The invention makes it possible to take advantage of a variation of the anti-rollover action of roll bars 15 and 16 at desired moments, especially when the vehicle is cornering, and thereby improves the road-holding ability of the vehicle and the driving comfort experienced by the driver.

Claims

1-11. (canceled)

12: A method for control of roll of a vehicle, including at least one actuator capable of acting on the roll, the method comprising:

estimating a roll state from a steering angle of front wheels of the vehicle, from anti-rollover torque applied to the vehicle, and from speed of the vehicle; and

formulating a setpoint for asymptotic rejection of perturbations acting on the roll.

13: A method according to claim 12, wherein a roll angle is calculated as a function of an actuator setpoint and of the steering angle.

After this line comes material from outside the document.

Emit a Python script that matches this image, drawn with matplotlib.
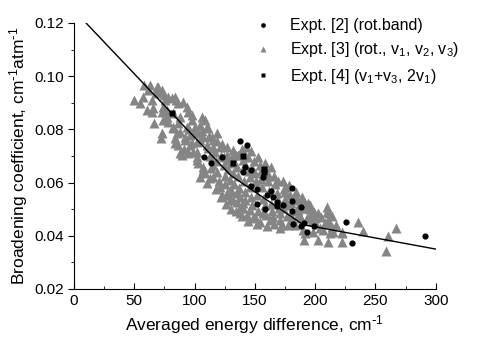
import numpy as np
import matplotlib
matplotlib.use('Agg')
import matplotlib.pyplot as plt
from matplotlib.ticker import MultipleLocator, FormatStrFormatter

plt.rcParams['font.family'] = ['Liberation Sans', 'DejaVu Sans']
plt.rcParams['mathtext.default'] = 'regular'

#  Expt. [2] (rot. band) -- black circles
x2 = [108, 113.5, 123, 137.7, 143.6, 141.5, 140, 146.8, 146.8, 152, 152,
      156.5, 160.3, 163, 164.8, 168, 168.3, 173.5, 158.4, 180.8, 180.8,
      180.8, 188, 181.4, 188, 191, 193, 199, 225.3, 230.8, 290.8]
y2 = [0.0695, 0.0673, 0.0697, 0.0757, 0.0742, 0.0660, 0.0641, 0.0647, 0.0586,
      0.0576, 0.0521, 0.0620, 0.0553, 0.0570, 0.0547, 0.0528, 0.0511, 0.0516,
      0.0500, 0.0578, 0.0532, 0.0494, 0.0509, 0.0444, 0.0437, 0.0449, 0.0415,
      0.0437, 0.0453, 0.0374, 0.0400]

#  Expt. [3] (rot., v1, v2, v3) -- gray triangles
x3 = [50, 54.7, 57.5, 58.3, 61.7, 60.3, 63, 64.4, 64.4, 65.8, 66.4, 67.7, 68.6,
      70, 71.3, 72.7, 72.7, 72.7, 72.2, 74, 74, 75, 75.5, 76.9, 76.9, 78.2,
      78.2, 81, 82.4, 82.4, 82.4, 83.8, 83.8, 83.8, 84.6, 85.2, 86.5, 86.5,
      86.5, 87.9, 88, 88, 89.3, 90.7, 92, 92, 93.5, 93.5, 94.8, 94.8, 94.8,
      96.2, 96.2, 97.6, 97.6, 97.6, 98.9, 100.4, 101.8, 101.8, 101.8, 103,
      104.5, 104.5, 104.5, 105.9, 107, 107, 107.2, 108.7, 108.7, 110, 110, 110,
      111.4, 111.4, 112.8, 114.2, 115.5, 115.5, 115.5, 115.5, 118.3, 121, 121,
      122, 126.6, 126.6, 129.4, 129.4, 132, 132, 135, 135, 137.7, 137.7, 140.4,
      140.4, 143.2, 146, 148.7, 150, 154, 157, 162.6, 165.3, 170.8, 171, 172.3,
      173.6, 175, 177.8, 180.6, 183.3, 186, 186, 190.2, 190.2, 191, 191.6,
      195.7, 195.7, 198.5, 202.6, 202.6, 204, 206.8, 208.2, 209.5, 209.5, 210,
      211, 211, 211.7, 212.3, 213.7, 215, 222, 222.5, 222.3, 235.8, 239.4,
      258.8, 260.7, 267,
      113, 114, 117, 118, 119, 120, 123, 124, 125, 125, 127, 128, 128, 129, 131,
      132, 133, 134, 135, 136, 137, 138, 139, 140, 141, 142, 142, 144, 145, 146,
      146, 147, 148, 149, 150, 151, 152, 153, 154, 155, 156, 157, 158, 159, 160,
      161, 162, 163, 164, 166, 167, 168, 169, 170, 171, 173, 174, 175, 176, 177,
      178, 179, 180, 181, 182, 184, 185, 187, 188, 189, 192, 193, 194, 197, 199,
      201, 205, 214, 217, 119, 123, 131, 127, 143, 147, 153, 158, 163,
      91, 99, 102, 95, 103, 106, 112,
      118, 122, 126, 130, 134, 139, 144, 152, 160, 166, 124, 130, 136, 142, 148,
      155, 161, 169, 176, 183, 190, 196, 200]
y3 = [0.0910, 0.0898, 0.0923, 0.0968, 0.0948, 0.0873, 0.0967, 0.0910, 0.0867,
      0.0879, 0.0823, 0.0938, 0.0958, 0.0960, 0.0942, 0.0948, 0.0867, 0.0785,
      0.0767, 0.0885, 0.0835, 0.0929, 0.0910, 0.0873, 0.0848, 0.0923, 0.0829,
      0.0917, 0.0860, 0.0810, 0.0804, 0.0923, 0.0767, 0.0748, 0.0910, 0.0785,
      0.0898, 0.0823, 0.0741, 0.0848, 0.0791, 0.0710, 0.0704, 0.0904, 0.0760,
      0.0773, 0.0885, 0.0810, 0.0867, 0.0716, 0.0710, 0.0779, 0.0741, 0.0854,
      0.0835, 0.0748, 0.0791, 0.0810, 0.0754, 0.0697, 0.0685, 0.0673, 0.0817,
      0.0760, 0.0622, 0.0848, 0.0660, 0.0647, 0.0773, 0.0835, 0.0635, 0.0810,
      0.0741, 0.0597, 0.0804, 0.0729, 0.0616, 0.0773, 0.0760, 0.0735, 0.0666,
      0.0622, 0.0785, 0.0735, 0.0585, 0.0700, 0.0704, 0.0560, 0.0572, 0.0535,
      0.0723, 0.0535, 0.0560, 0.0528, 0.0503, 0.0485, 0.0522, 0.0503, 0.0478,
      0.0497, 0.0466, 0.0472, 0.0453, 0.0485, 0.0460, 0.0472, 0.0485, 0.0428,
      0.0441, 0.0503, 0.0566, 0.0440, 0.0466, 0.0440, 0.0497, 0.0478, 0.0535,
      0.0422, 0.0384, 0.0410, 0.0500, 0.0478, 0.0415, 0.0487, 0.0384, 0.0428,
      0.0422, 0.0447, 0.0491, 0.0449, 0.0507, 0.0460, 0.0378, 0.0485, 0.0412,
      0.0434, 0.0415, 0.0410, 0.0378, 0.0415, 0.0453, 0.0419, 0.0344, 0.0399,
      0.0428,
      0.0700, 0.0655, 0.0715, 0.0680, 0.0640, 0.0605, 0.0745, 0.0665, 0.0625,
      0.0595, 0.0735, 0.0685, 0.0650, 0.0610, 0.0695, 0.0635, 0.0595, 0.0705,
      0.0660, 0.0625, 0.0580, 0.0545, 0.0725, 0.0685, 0.0605, 0.0565, 0.0535,
      0.0695, 0.0645, 0.0620, 0.0585, 0.0545, 0.0515, 0.0680, 0.0635, 0.0605,
      0.0555, 0.0495, 0.0665, 0.0615, 0.0585, 0.0540, 0.0515, 0.0480, 0.0640,
      0.0605, 0.0570, 0.0520, 0.0495, 0.0625, 0.0595, 0.0560, 0.0535, 0.0505,
      0.0460, 0.0605, 0.0575, 0.0540, 0.0515, 0.0475, 0.0590, 0.0555, 0.0525,
      0.0495, 0.0455, 0.0565, 0.0535, 0.0515, 0.0465, 0.0545, 0.0505, 0.0465,
      0.0525, 0.0455, 0.0490, 0.0445, 0.0470, 0.0475, 0.0440, 0.0755, 0.0555,
      0.0565, 0.0555, 0.0735, 0.0720, 0.0695, 0.0675, 0.0660,
      0.0725, 0.0715, 0.0715, 0.0800, 0.0785, 0.0795, 0.0775,
      0.0575, 0.0545, 0.0520, 0.0500, 0.0495, 0.0475, 0.0455, 0.0445, 0.0435,
      0.0445, 0.0695, 0.0675, 0.0705, 0.0665, 0.0655, 0.0645, 0.0625, 0.0605,
      0.0585, 0.0555, 0.0505, 0.0515, 0.0465]

#  Expt. [4] (v1+v3, 2v1) -- black squares
x4 = [81.5, 131.5, 140, 157.7, 157.7]
y4 = [0.0860, 0.0673, 0.0700, 0.0652, 0.0640]

#  model curve
xc = [10, 130, 190, 300]
yc = [0.1200, 0.0627, 0.0442, 0.0350]

fig = plt.figure(figsize=(4.82, 3.38), dpi=100)
ax = fig.add_axes([0.1535, 0.145, 0.7505, 0.787])

ax.plot(x3, y3, '^', color='#858585', ms=6.5, mec='none',
        label='Expt. [3] (rot., v$_1$, v$_2$, v$_3$)')
ax.plot(xc, yc, color='k', lw=1)
ax.plot(x2, y2, 'o', color='k', ms=4.5, mec='none', label='Expt. [2] (rot.band)')
ax.plot(x4, y4, 's', color='k', ms=4, mec='none',
        label='Expt. [4] (v$_1$+v$_3$, 2v$_1$)')

h, l = ax.get_legend_handles_labels()
order = [1, 0, 2]
ax.legend([h[i] for i in order], [l[i] for i in order], loc='upper right',
          bbox_to_anchor=(1.095, 1.06), frameon=False, fontsize=11.5,
          markerscale=0.75, handlelength=1.2, handletextpad=1.1,
          labelspacing=0.45, borderaxespad=0.3)

ax.set_xlim(0, 300)
ax.set_ylim(0.02, 0.12)
ax.xaxis.set_major_locator(MultipleLocator(50))
ax.xaxis.set_minor_locator(MultipleLocator(25))
ax.yaxis.set_major_locator(MultipleLocator(0.02))
ax.yaxis.set_minor_locator(MultipleLocator(0.01))
ax.yaxis.set_major_formatter(FormatStrFormatter('%.2f'))
ax.tick_params(axis='x', which='both', direction='in', labelsize=11)
ax.tick_params(axis='y', which='both', direction='out', labelsize=11)
ax.tick_params(which='major', length=4)
ax.tick_params(which='minor', length=2.5)
for s in ['top', 'right']:
    ax.spines[s].set_visible(False)

ax.set_xlabel(r'Averaged energy difference, cm$^{\text{-}1}$', fontsize=12.5, labelpad=4)
ax.set_ylabel(r'Broadening coefficient, cm$^{\text{-}1}$atm$^{\text{-}1}$',
              fontsize=12.5, labelpad=3)

fig.savefig('out.png', dpi=100)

14: A method according to claim 13, wherein the roll angle is calculated as a function of actuator dynamics.

15: A method according to claim 12, wherein evolution of a roll angle is calculated as a function of a perturbation.

16: A method according to claim 12, wherein evolution of a roll angle is measured by a sensor.

17: A device according to claim 12, wherein the setpoint is formulated as a function of the vehicle speed.

18: A device for control of roll of a vehicle, the device comprising:

at least one actuator capable of acting on the roll;

a module for estimating a roll state from a steering angle of front wheels of the vehicle, from anti-rollover torque applied to the vehicle, and from speed of the vehicle; and

a module for formulating a setpoint for asymptotic rejection of perturbations acting on the roll.

19: A device according to claim 18, wherein the modules are disposed in a closed loop.

20: A device according to claim 18, wherein the actuator is connected to an adjustable anti-roll bar.

21: A device according to claim 18, wherein the actuator is connected to an active suspension.

22: A vehicle comprising:

a chassis;

at least three wheels attached to the chassis; and

a device for vehicle roll control, the device comprising at least one actuator capable of acting on the roll, a module for estimating a roll state from a steering angle of front wheels of the vehicle, from anti-rollover torque applied to the vehicle, and from speed of the vehicle, and a module for formulating a setpoint for asymptotic rejection of perturbations acting on the roll.